As to the economics of the decision to hire Favre, it's obvious to anybody with a passing knowledge of either sports or finance that the immediate impact on a team's win/loss record is only one component of a fairly complicated set of drivers that enter into the thinking. Direct impact on ticket & TV revenues are probably more important to an owner -- certainly to the finances of the hiring decision -- and the intangibles of the symbolism of bringing an old lion back for one more roar, of kicking a perceived loser to the curb, of taking a place on the national stage, or re-setting expectations as to what they're willing to do to bring home a ring, to name but a superficial few, all come into play.

As to the sports, a good owner/GM would think about the impact of the move on players' attitudes, the chemistry, the potential for leadership, bringing some glory (your BIRG effect) to a team that hasn't had much since Broadway Joe retired, sending a signal to other last-hurrah seekers in the league that the Jets might just be a place to stay in the game a little longer...the list goes on.

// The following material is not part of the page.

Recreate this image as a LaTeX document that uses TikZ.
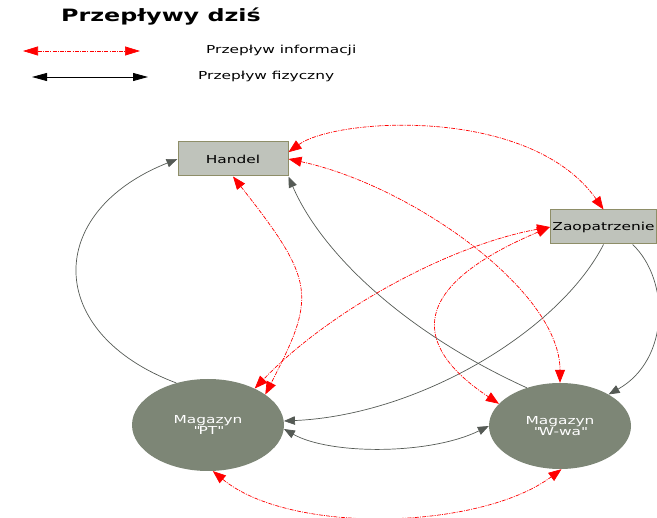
\documentclass[tikz,border=0pt]{standalone}
\usepackage{fontspec}
\setmainfont{DejaVu Sans}[FakeStretch=1.4]
\usetikzlibrary{arrows.meta,shapes.geometric}
\definecolor{boxfill}{HTML}{BFC3BB}
\definecolor{boxline}{HTML}{8E8E68}
\definecolor{ellfill}{HTML}{7D8676}
\definecolor{phys}{HTML}{555A55}
\tikzset{
  box/.style={draw=boxline, fill=boxfill, line width=1pt, minimum height=34pt, inner sep=0pt, font=\fontsize{11}{13}\selectfont},
  store/.style={ellipse, fill=ellfill, text=white, inner sep=0pt, align=center, font=\fontsize{11}{11.5}\selectfont},
  info/.style={red, line width=0.7pt, dash pattern=on 4pt off 1.2pt on 1pt off 1.2pt,
    {Triangle[length=13pt,width=10pt]}-{Triangle[length=13pt,width=10pt]}},
  physone/.style={phys, line width=0.7pt, -{Triangle[length=11pt,width=8.5pt]}},
  physboth/.style={phys, line width=0.7pt, {Triangle[length=11pt,width=8.5pt]}-{Triangle[length=11pt,width=8.5pt]}},
  legtext/.style={anchor=west, inner sep=0pt, font=\fontsize{11}{13}\selectfont},
}
\begin{document}
\begin{tikzpicture}[x=1pt,y=-1pt]
\useasboundingbox (0,0) rectangle (657,518);
% title and legend
\node[anchor=west, inner sep=0pt, font=\bfseries\fontsize{17}{20}\selectfont] (title) at (61,17) {Przepływy dziś};
\coordinate (ia) at (23,51);
\coordinate (ib) at (140,51);
\coordinate (pa) at (32,77);
\coordinate (pb) at (148,77);
\draw[info, {Triangle[length=15pt,width=9pt]}-{Triangle[length=15pt,width=9pt]}] (ia) -- (ib);
\draw[black, line width=0.8pt, {Triangle[length=15pt,width=8pt]}-{Triangle[length=15pt,width=8pt]}] (pa) -- (pb);
\node[legtext] (lit) at (206,50) {Przepływ informacji};
\node[legtext] (lpt) at (198,76) {Przepływ fizyczny};
% nodes
\node[box, minimum width=110pt] (handel) at (233,159) {Handel};
\node[box, minimum width=106pt] (zao) at (603.5,227) {Zaopatrzenie};
\node[store, minimum width=152pt, minimum height=92pt] (pt) at (208,425) {Magazyn\\\textquotedbl PT\textquotedbl};
\node[store, minimum width=142pt, minimum height=86pt] (wwa) at (560,426) {Magazyn\\\textquotedbl W-wa\textquotedbl};
% physical flows
\draw[physone] (pt.127) .. controls (44,333) and (44,212) .. (handel.west);
\draw[physone] (wwa.131) .. controls (400,330) and (320,250) .. (handel.south east);
\draw[physone] (zao.south) .. controls (560,330) and (420,415) .. (pt.3);
\draw[physone] (zao.-31) .. controls (670,280) and (670,360) .. (wwa.33);
\draw[physboth] (pt.-3) .. controls (330,455) and (430,455) .. (wwa.west);
% information flows
\draw[info] (handel.7) .. controls (335,118) and (530,105) .. (zao.north);
\draw[info] (handel.east) .. controls (410,185) and (560,290) .. (wwa.north);
\draw[info] (handel.south) .. controls (316,282) and (316,296) .. (pt.28);
\draw[info] (zao.west) .. controls (450,245) and (330,310) .. (pt.38);
\draw[info] (zao.west) .. controls (396,292) and (421,352) .. (wwa.160);
\draw[info] (pt.-84) .. controls (290,535) and (480,530) .. (wwa.-88);
\end{tikzpicture}
\end{document}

As to the article, there's an weird mix of (literal) Monday morning quarterbacking, 20/20 hindsight and myopia in what you've written. And applying the (questionable at its root, but that's a topic for a separate conversation) concept of deadweight loss to a year-old statistic is at least a stretch, and probably bad economics.

Sadly, I'm starting to wonder if your foray into regular columns hasn't perhaps run its course? I have to say that I think you're starting to harm your brand....


Lois Hand

Victorie, Brett, the greatest quarterback ever to play in the pros, does have a superbowl ring.